* **Written problem**
Wherever a line holds the string "this", copy that line.

▶

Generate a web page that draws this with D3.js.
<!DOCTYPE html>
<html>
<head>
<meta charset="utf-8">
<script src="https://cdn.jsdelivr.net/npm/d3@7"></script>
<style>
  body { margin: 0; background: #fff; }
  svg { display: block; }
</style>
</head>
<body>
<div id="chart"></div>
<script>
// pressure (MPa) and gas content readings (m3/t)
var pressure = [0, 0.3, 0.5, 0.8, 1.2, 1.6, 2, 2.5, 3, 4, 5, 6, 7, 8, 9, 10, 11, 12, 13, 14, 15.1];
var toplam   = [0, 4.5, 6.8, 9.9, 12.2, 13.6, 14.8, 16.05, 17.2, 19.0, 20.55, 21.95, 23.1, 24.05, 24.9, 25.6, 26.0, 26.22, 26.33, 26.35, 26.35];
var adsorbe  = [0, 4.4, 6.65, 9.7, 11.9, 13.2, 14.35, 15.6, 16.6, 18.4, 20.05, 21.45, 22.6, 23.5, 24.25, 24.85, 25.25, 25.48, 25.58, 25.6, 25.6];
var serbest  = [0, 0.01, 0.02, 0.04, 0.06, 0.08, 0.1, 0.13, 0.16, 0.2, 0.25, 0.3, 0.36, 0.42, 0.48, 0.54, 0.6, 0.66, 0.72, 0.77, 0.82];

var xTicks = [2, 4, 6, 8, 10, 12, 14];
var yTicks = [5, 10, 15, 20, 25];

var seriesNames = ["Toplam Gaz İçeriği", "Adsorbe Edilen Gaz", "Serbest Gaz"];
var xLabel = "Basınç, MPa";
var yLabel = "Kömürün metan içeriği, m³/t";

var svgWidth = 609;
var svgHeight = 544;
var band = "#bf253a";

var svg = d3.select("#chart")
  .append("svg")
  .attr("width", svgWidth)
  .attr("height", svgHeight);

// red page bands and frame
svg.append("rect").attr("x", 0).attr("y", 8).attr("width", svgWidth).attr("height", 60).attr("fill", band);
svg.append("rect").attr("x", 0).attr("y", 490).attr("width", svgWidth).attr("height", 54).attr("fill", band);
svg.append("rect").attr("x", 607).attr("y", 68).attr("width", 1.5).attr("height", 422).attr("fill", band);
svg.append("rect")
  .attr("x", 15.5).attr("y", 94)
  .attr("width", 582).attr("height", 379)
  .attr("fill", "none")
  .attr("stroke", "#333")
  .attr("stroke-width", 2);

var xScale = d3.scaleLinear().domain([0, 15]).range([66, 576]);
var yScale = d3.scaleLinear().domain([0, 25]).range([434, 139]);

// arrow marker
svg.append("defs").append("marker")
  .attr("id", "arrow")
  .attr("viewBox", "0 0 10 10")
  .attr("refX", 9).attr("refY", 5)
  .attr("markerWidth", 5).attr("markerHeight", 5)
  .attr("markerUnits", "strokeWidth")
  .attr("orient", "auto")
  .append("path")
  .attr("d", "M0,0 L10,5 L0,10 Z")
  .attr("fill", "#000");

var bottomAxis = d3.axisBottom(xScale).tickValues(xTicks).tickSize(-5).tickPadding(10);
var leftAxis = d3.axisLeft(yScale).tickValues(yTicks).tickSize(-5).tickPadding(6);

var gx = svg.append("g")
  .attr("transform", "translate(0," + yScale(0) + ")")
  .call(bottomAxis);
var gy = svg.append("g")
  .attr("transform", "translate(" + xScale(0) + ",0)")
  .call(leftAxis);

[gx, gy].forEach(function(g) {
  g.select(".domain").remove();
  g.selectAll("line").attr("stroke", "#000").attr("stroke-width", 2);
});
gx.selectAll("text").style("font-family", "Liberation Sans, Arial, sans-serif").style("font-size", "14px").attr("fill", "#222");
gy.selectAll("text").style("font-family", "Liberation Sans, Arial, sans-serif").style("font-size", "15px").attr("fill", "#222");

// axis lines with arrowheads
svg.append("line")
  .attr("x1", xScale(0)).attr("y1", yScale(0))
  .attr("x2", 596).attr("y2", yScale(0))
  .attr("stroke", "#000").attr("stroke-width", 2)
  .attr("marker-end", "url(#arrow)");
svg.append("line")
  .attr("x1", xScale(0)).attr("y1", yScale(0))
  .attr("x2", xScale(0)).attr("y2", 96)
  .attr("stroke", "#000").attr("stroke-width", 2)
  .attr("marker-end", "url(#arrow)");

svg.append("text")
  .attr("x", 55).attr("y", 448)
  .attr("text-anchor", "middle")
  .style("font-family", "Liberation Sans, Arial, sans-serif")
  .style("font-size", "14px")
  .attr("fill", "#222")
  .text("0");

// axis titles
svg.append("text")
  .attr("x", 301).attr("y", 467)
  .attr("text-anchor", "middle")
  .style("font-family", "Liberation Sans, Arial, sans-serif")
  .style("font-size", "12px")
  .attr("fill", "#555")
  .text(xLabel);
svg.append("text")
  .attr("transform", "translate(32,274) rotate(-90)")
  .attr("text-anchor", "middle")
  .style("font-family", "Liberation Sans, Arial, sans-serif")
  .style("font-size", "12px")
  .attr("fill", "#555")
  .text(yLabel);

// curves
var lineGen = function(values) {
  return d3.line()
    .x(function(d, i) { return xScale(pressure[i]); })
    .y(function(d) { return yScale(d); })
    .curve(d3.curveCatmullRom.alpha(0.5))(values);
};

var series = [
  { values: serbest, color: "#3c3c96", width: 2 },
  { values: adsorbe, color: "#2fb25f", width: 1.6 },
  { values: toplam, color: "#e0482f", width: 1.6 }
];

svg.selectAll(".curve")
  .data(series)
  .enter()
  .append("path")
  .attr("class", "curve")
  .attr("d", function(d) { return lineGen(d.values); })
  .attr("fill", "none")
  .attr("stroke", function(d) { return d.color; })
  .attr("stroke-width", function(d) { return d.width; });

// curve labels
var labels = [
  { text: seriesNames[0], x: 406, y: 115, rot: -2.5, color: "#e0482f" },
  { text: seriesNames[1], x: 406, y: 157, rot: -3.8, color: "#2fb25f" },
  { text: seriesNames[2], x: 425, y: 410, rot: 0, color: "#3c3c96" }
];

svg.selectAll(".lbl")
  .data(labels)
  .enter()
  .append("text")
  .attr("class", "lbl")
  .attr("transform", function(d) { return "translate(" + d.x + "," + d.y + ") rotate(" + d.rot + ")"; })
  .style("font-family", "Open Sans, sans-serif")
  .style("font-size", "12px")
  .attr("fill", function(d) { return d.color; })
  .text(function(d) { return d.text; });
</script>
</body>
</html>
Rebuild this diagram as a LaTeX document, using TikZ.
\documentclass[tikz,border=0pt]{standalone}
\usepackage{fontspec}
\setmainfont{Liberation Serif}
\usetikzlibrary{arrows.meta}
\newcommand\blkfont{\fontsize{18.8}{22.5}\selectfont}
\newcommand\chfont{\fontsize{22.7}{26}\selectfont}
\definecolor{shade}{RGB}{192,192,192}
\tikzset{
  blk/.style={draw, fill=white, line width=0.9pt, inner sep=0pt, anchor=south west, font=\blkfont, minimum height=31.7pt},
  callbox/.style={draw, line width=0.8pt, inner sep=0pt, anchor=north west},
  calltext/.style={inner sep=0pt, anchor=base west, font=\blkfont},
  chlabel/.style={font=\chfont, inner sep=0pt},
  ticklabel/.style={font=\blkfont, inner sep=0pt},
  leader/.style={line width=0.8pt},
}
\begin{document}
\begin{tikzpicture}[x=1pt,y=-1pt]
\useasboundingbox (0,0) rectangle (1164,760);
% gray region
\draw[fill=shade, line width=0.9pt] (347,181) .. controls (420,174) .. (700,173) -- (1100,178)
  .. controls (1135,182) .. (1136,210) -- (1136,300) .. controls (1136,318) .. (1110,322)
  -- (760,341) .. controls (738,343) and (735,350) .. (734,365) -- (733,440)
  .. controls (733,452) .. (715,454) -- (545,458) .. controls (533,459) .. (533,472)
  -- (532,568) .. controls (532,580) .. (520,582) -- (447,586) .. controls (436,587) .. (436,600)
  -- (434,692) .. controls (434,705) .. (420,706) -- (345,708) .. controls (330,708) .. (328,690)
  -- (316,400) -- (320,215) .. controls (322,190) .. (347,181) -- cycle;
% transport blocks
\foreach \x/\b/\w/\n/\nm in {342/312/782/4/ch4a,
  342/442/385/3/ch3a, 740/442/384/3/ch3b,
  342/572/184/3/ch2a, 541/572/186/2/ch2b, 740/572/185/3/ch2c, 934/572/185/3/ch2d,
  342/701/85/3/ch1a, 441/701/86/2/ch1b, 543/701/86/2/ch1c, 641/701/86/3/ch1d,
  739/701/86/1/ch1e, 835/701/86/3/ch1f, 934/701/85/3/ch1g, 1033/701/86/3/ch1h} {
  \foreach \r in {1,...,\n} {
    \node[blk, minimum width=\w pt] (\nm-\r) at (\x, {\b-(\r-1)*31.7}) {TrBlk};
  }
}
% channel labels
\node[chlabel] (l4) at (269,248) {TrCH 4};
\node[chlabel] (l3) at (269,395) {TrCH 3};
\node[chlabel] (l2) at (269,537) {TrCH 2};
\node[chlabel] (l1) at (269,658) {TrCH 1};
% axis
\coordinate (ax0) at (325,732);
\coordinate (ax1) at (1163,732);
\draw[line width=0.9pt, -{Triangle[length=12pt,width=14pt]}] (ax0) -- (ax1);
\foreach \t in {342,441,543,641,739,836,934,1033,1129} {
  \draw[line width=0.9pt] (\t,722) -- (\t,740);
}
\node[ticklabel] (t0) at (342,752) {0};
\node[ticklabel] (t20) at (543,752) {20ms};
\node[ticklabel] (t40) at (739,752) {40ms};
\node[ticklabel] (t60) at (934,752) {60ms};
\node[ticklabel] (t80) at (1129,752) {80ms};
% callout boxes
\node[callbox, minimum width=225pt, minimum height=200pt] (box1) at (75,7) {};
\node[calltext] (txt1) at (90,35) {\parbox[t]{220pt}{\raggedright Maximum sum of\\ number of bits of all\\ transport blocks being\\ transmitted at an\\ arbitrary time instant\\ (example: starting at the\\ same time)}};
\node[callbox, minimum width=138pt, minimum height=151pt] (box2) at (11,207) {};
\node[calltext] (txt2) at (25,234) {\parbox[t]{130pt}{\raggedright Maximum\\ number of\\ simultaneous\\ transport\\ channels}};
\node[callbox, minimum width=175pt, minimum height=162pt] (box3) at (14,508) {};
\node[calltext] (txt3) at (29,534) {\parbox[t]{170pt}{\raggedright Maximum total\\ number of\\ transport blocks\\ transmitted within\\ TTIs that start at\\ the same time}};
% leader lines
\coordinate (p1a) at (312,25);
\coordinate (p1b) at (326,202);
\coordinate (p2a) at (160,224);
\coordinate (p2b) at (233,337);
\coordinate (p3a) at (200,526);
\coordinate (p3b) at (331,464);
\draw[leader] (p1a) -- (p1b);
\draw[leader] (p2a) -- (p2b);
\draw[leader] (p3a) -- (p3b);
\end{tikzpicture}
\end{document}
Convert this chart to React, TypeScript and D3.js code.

◀

* **Written reply**
Generate a web page that draws this with D3.js.
Rebuild this diagram as a LaTeX document, using TikZ.
Convert this chart to React, TypeScript and D3.js code.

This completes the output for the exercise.